Gouach’s Modular Cells Redefine E-Bike Power

Harvest, Pack, Ride: A New Approach to E-Bike Batteries
Most e-bike packs are welded assemblies of 18650 lithium-ion cells wired in series and parallel, sealed inside hard plastic or metal shells. When a few cells fail—often just two or three in a 40-cell pack—the entire battery is considered “dead.” Repair requires spot welding, BMS re-engineering, and precise thermal management: skills and tools few riders possess. Gouach, a three-person French startup, flips this model on its head with its Infinite Battery, a fireproof, IP67-rated casing that lets users insert and pluck individual 18650 cells using only a screwdriver.
Modular Design and Technical Deep Dive
Custom PCB Contacts and Thermal Monitoring
Gouach spent four years refining a no-weld interconnect system. Standard spring contacts proved too loose under vibration (IEC 60068 test conditions), so the team developed custom FR4-based PCBs with etched copper traces and flexible contact fingers. Each cell slot features an independent temperature sensor—an NTC thermistor—providing per-cell thermal data via the integrated BMS.
Battery Management System and Safety Features
- Cell balancing: passive balancing at up to 200 mA per cell to prevent overcharge drift
- Overcharge/overdischarge protection: voltage monitoring at 0.01 V resolution
- Short-circuit and overcurrent cutoff: 60 A peak handling with electronic fuse thresholds
- Bluetooth 5.0 LE link with AES-128 encryption for real-time diagnostics in Gouach’s mobile app
Compatibility and Integration Challenges
The Infinite Battery ships in 36 V (10s4p) and 48 V (13s4p) configurations, supporting pack capacities from 360 Wh to 624 Wh. Gouach claims compatibility with over 90% of existing e-bike frames; some models accept a direct swap into the downtube, while others use rack or bottle-cage mounts with custom brackets.
Overcoming Bosch Encryption
“Bosch uses encrypted CAN protocols between motor and battery,” says CEO Alexandre Vallette. “After a serious reverse-engineering effort, we implemented a secure authentication handshake in our firmware to emulate a Bosch battery signature.”
Manufacturing, Certification, and Market Rollout
Since raising €200 K on Indiegogo and €3.5 M in VC funding, Gouach has established a small-volume assembly line in Lyon. In June 2025 they secured UL 2271, CE, and FCC certifications. To sidestep U.S. import tariffs, final assembly of electronics is now handled stateside. EU backers receive kits this month; a U.S. online store opens in Q3, with global distribution to follow.
Expert Perspectives and Industry Context
- Dr.

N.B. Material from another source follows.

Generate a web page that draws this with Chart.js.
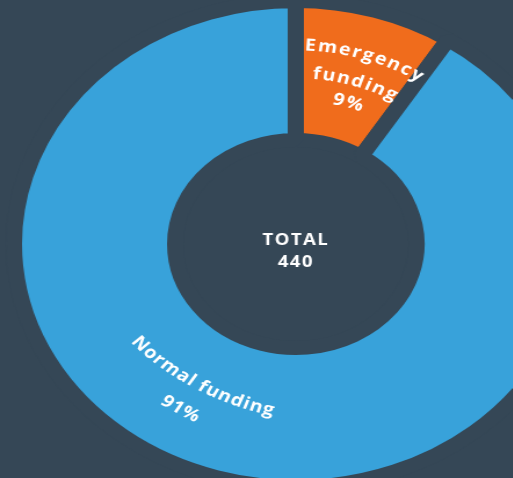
<!DOCTYPE html>
<html>
<head>
<meta charset="utf-8">
<script src="https://cdn.jsdelivr.net/npm/chart.js@4.4.0/dist/chart.umd.min.js"></script>
<style>
html, body { margin: 0; padding: 0; background: #354756; overflow: hidden; }
#wrap { width: 513px; height: 478px; position: relative; overflow: hidden; }
/* the source picture is stretched sideways, so the canvas is too */
#chart { position: absolute; left: 0; top: 0; transform: scaleX(1.16); transform-origin: 0 0; }
</style>
</head>
<body>
<div id="wrap"><canvas id="chart" width="442" height="478"></canvas></div>
<script>
const categories = ['Emergency funding', 'Normal funding'];
const values = [40, 400];
const colors = ['#f06c1c', '#38a2da'];
const labelLines = [['Emergency', 'funding'], ['Normal funding']];
const centerTitle = 'TOTAL';

const bgColor = '#354756';
const total = values.reduce((a, b) => a + b, 0);

// where each label sits: fraction along the arc, fractions across the ring,
// text faces out or in, extra letter gap, how much flatter than the ring the text bends
const labelPlace = [
    { along: 0.54, rings: [0.68, 0.48, 0.32], outward: true, spacing: 1.7, bend: 1 },
    { along: 0.545, rings: [0.43, 0.64], outward: false, spacing: 0.6, bend: 1.4 }
];

function drawCurved(ctx, text, cx, cy, r, mid, outward, spacing, bend) {
    // bend > 1 draws the text on a wider circle that touches the ring line at mid
    const rc = r * bend;
    const ox = cx + (r - rc) * Math.cos(mid);
    const oy = cy + (r - rc) * Math.sin(mid);
    const chars = [...text];
    const widths = chars.map(c => ctx.measureText(c).width);
    const full = widths.reduce((a, b) => a + b, 0) + spacing * (chars.length - 1);
    const dir = outward ? 1 : -1;
    let a = mid - dir * full / rc / 2;
    chars.forEach((c, i) => {
        const w = widths[i];
        const ca = a + dir * (w / 2) / rc;
        ctx.save();
        ctx.translate(ox + rc * Math.cos(ca), oy + rc * Math.sin(ca));
        ctx.rotate(ca + dir * Math.PI / 2);
        ctx.fillText(c, 0, 0);
        ctx.restore();
        a += dir * (w + spacing) / rc;
    });
}

const arcLabels = {
    id: 'arcLabels',
    afterDatasetsDraw(chart) {
        const ctx = chart.ctx;
        const meta = chart.getDatasetMeta(0);
        ctx.save();
        ctx.fillStyle = '#ffffff';
        ctx.font = 'bold 17px "Open Sans"';
        ctx.textAlign = 'center';
        ctx.textBaseline = 'middle';
        meta.data.forEach((arc, i) => {
            const p = arc.getProps(['x', 'y', 'startAngle', 'endAngle', 'innerRadius', 'outerRadius']);
            const place = labelPlace[i];
            const mid = p.startAngle + place.along * (p.endAngle - p.startAngle);
            const lines = labelLines[i].concat([Math.round(values[i] / total * 100) + '%']);
            lines.forEach((line, k) => {
                const r = p.innerRadius + place.rings[k] * (p.outerRadius - p.innerRadius);
                drawCurved(ctx, line, p.x, p.y, r, mid, place.outward, place.spacing, place.bend);
            });
        });

        // total in the hole
        const first = meta.data[0];
        ctx.font = 'bold 16px "Open Sans"';
        ctx.letterSpacing = '1.2px';
        ctx.fillText(centerTitle, first.x, first.y - 4);
        ctx.fillText(String(total), first.x, first.y + 18);
        ctx.restore();
    }
};

new Chart(document.getElementById('chart'), {
    type: 'doughnut',
    data: {
        labels: categories,
        datasets: [{
            data: values,
            backgroundColor: colors,
            borderColor: bgColor,
            borderWidth: 14,
            clip: false
        }]
    },
    options: {
        responsive: false,
        animation: false,
        radius: 243,
        cutout: '42.8%',
        layout: { padding: { left: 68, top: 10 } },
        plugins: {
            legend: { display: false },
            tooltip: { enabled: false }
        }
    },
    plugins: [arcLabels]
});
</script>
</body>
</html>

Marie Dubois, battery researcher at CEA Grenoble: “Modular packs reduce material waste and enable second-life cell reuse from EV battery recycling streams.”
- Lucas Hernandez, co-founder of Velotech Repairs: “Repairable e-bike batteries will finally give small shops a viable service offering, driving down whole-pack replacement costs.”
Future Outlook: Towards a Repairable, Circular E-Bike Ecosystem
Gouach’s approach dovetails with global Right to Repair and circular economy initiatives. By treating batteries as assemblages rather than sealed consumables, Infinite Battery paves the way for:
- On-street cell swap stations, similar to fuel pump networks.
- Second-life modules sourced from decommissioned EV packs.
- Open-source BMS development for community-driven feature improvements.
As e-bike adoption accelerates—projected at 130 million units by 2030—solutions like Gouach’s could become critical for sustainability, affordability, and safety in micro-mobility.